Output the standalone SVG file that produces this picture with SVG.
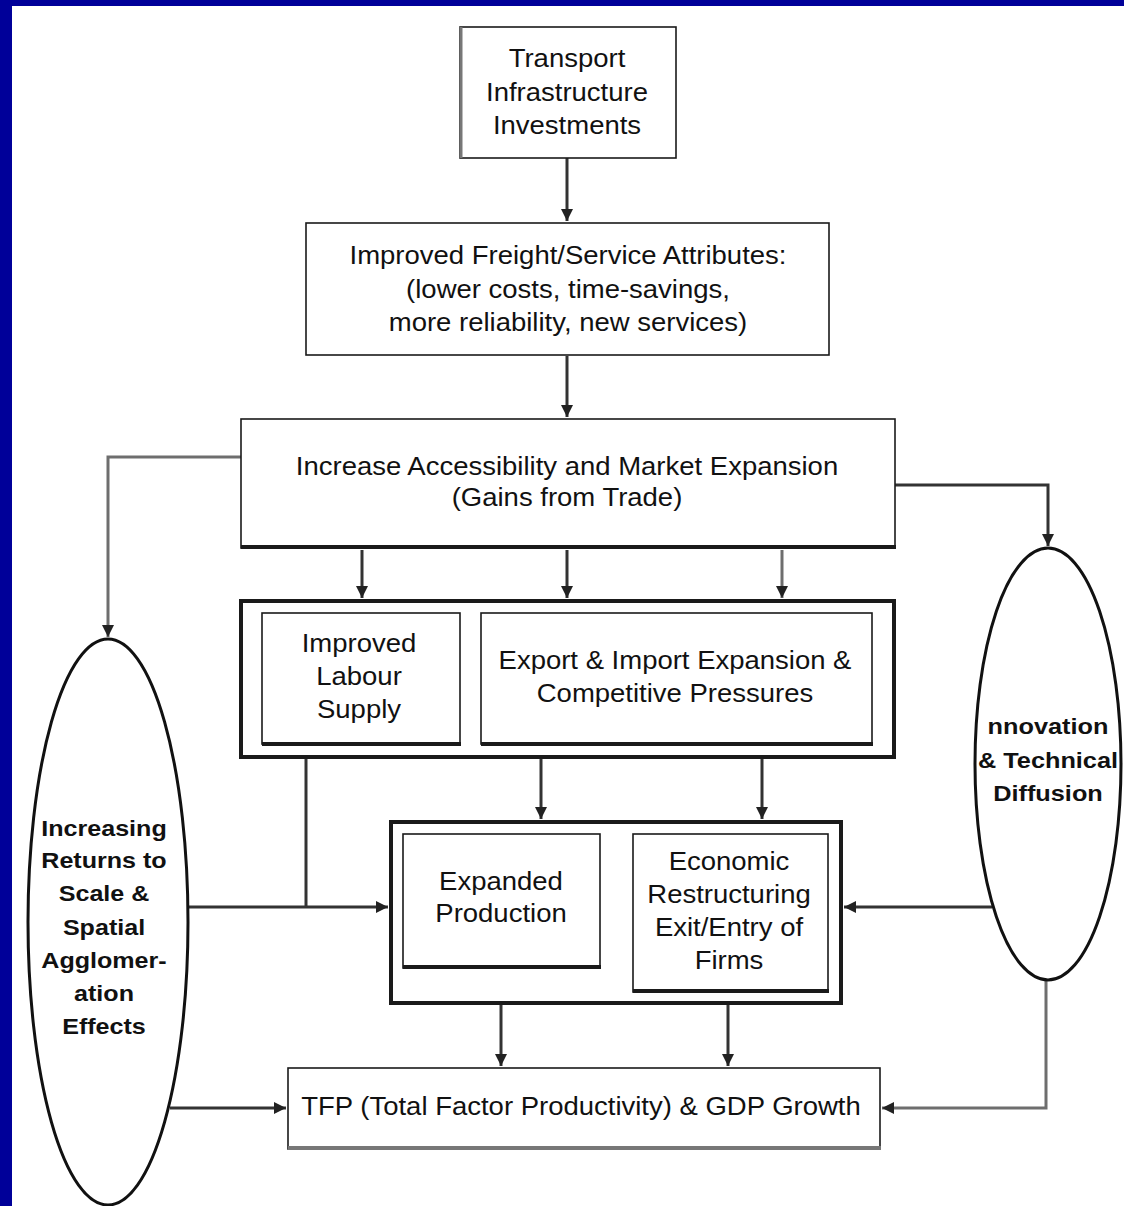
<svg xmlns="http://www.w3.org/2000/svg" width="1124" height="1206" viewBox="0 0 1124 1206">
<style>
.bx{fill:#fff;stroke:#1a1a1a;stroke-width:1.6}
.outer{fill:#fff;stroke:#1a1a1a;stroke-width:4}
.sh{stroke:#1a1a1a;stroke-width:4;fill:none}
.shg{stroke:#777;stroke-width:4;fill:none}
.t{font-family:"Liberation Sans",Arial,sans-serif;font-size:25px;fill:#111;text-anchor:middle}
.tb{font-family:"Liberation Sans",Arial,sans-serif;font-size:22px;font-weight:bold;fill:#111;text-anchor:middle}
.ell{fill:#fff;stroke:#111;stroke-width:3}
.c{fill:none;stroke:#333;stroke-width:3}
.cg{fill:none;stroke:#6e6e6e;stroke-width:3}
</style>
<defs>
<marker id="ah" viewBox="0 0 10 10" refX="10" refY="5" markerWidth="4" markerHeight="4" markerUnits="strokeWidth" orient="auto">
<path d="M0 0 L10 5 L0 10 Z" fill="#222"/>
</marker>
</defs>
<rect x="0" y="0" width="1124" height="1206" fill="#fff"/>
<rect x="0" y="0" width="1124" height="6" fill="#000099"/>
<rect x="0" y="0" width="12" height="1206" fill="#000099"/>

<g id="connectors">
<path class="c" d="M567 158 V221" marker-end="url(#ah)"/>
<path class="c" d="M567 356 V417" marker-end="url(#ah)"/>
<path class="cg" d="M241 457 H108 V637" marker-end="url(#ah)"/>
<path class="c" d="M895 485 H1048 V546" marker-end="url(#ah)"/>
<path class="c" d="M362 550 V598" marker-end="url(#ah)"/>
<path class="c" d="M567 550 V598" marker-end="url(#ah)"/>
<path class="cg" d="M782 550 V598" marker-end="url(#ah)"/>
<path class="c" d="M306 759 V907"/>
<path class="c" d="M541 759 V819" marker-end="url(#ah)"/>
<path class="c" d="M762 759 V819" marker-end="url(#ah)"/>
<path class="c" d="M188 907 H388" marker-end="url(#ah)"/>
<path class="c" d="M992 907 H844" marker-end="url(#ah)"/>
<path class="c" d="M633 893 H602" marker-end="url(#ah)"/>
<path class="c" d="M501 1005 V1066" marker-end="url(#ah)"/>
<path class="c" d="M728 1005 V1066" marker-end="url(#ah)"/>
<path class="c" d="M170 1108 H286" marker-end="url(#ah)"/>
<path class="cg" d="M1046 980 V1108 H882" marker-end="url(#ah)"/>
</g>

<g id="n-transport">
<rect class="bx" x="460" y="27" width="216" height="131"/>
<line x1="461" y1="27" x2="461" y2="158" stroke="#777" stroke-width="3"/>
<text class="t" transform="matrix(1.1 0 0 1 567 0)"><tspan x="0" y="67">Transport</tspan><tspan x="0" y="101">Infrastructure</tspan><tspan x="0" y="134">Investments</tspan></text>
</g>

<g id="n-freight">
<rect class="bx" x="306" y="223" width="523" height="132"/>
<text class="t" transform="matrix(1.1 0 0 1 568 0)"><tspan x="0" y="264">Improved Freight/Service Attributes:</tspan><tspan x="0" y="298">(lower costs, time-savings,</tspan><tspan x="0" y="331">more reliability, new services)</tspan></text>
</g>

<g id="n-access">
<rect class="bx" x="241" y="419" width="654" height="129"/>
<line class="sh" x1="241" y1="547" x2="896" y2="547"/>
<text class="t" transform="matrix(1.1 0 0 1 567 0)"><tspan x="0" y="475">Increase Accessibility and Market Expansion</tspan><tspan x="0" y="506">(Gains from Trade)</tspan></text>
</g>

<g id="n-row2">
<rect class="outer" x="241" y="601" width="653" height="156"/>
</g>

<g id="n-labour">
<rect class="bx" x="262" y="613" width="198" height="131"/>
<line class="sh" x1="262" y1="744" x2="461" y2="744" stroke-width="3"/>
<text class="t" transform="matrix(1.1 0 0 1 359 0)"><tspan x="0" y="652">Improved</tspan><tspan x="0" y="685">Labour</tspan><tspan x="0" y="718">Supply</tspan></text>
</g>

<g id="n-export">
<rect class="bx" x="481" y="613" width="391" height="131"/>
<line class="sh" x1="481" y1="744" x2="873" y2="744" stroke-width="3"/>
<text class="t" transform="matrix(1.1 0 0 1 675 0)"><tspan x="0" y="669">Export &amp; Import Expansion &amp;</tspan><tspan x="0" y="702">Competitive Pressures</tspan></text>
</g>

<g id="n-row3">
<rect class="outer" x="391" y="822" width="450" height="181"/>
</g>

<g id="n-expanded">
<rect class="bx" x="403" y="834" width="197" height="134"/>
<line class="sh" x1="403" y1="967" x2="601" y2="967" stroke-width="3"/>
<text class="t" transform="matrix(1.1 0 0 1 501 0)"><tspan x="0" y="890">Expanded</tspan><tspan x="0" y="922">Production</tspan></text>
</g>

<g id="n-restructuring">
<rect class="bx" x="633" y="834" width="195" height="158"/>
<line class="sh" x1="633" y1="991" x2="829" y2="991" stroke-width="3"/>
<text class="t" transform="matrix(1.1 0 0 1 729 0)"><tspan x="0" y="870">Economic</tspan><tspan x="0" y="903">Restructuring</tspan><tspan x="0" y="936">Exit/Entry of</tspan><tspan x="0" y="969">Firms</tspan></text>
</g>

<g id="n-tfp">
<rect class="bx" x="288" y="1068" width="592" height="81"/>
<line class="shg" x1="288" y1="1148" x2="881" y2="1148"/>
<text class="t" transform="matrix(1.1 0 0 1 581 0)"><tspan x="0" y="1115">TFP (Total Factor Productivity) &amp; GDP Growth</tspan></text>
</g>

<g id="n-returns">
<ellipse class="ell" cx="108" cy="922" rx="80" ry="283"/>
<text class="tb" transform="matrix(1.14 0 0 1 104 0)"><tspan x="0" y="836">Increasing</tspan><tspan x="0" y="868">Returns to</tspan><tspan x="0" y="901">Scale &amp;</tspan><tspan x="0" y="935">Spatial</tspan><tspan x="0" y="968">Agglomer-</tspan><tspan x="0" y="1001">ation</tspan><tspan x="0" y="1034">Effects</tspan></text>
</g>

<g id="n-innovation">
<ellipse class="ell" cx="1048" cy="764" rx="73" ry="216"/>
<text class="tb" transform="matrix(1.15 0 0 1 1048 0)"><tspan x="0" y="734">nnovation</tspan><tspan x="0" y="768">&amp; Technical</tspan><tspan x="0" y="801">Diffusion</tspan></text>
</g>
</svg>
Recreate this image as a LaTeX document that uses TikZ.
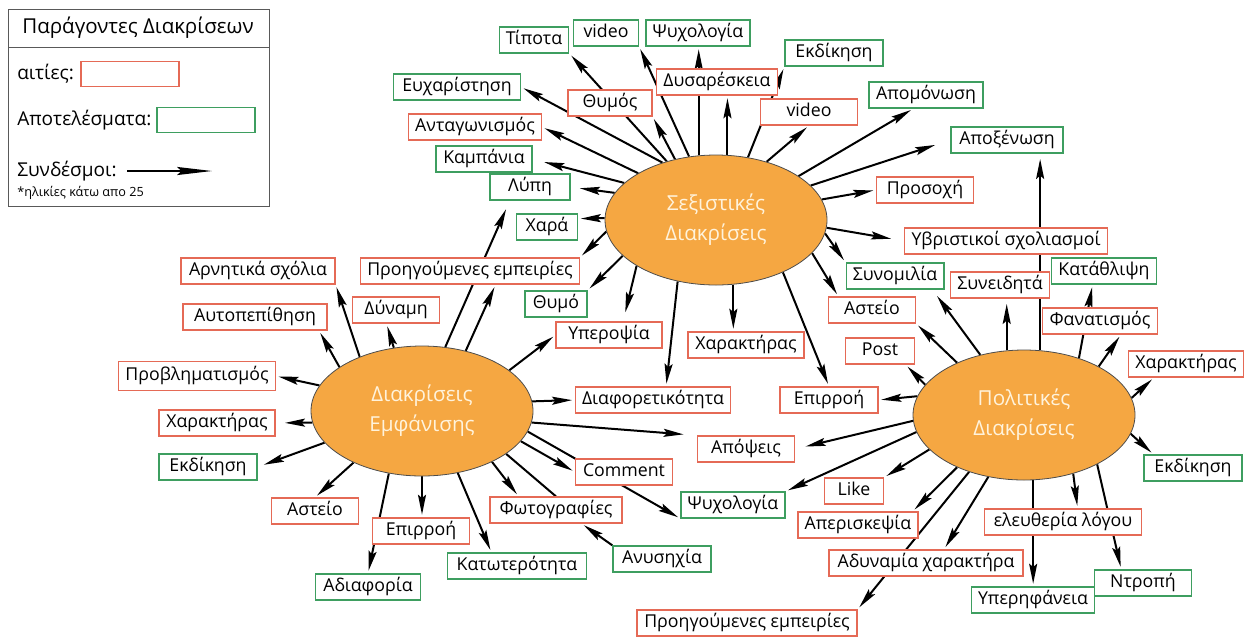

§ What this task involves: Copy each line containing the word "that" from the data.

§ Answer below:
Output the standalone SVG file that produces this picture with SVG.
Recreate this image as a LaTeX document that uses TikZ.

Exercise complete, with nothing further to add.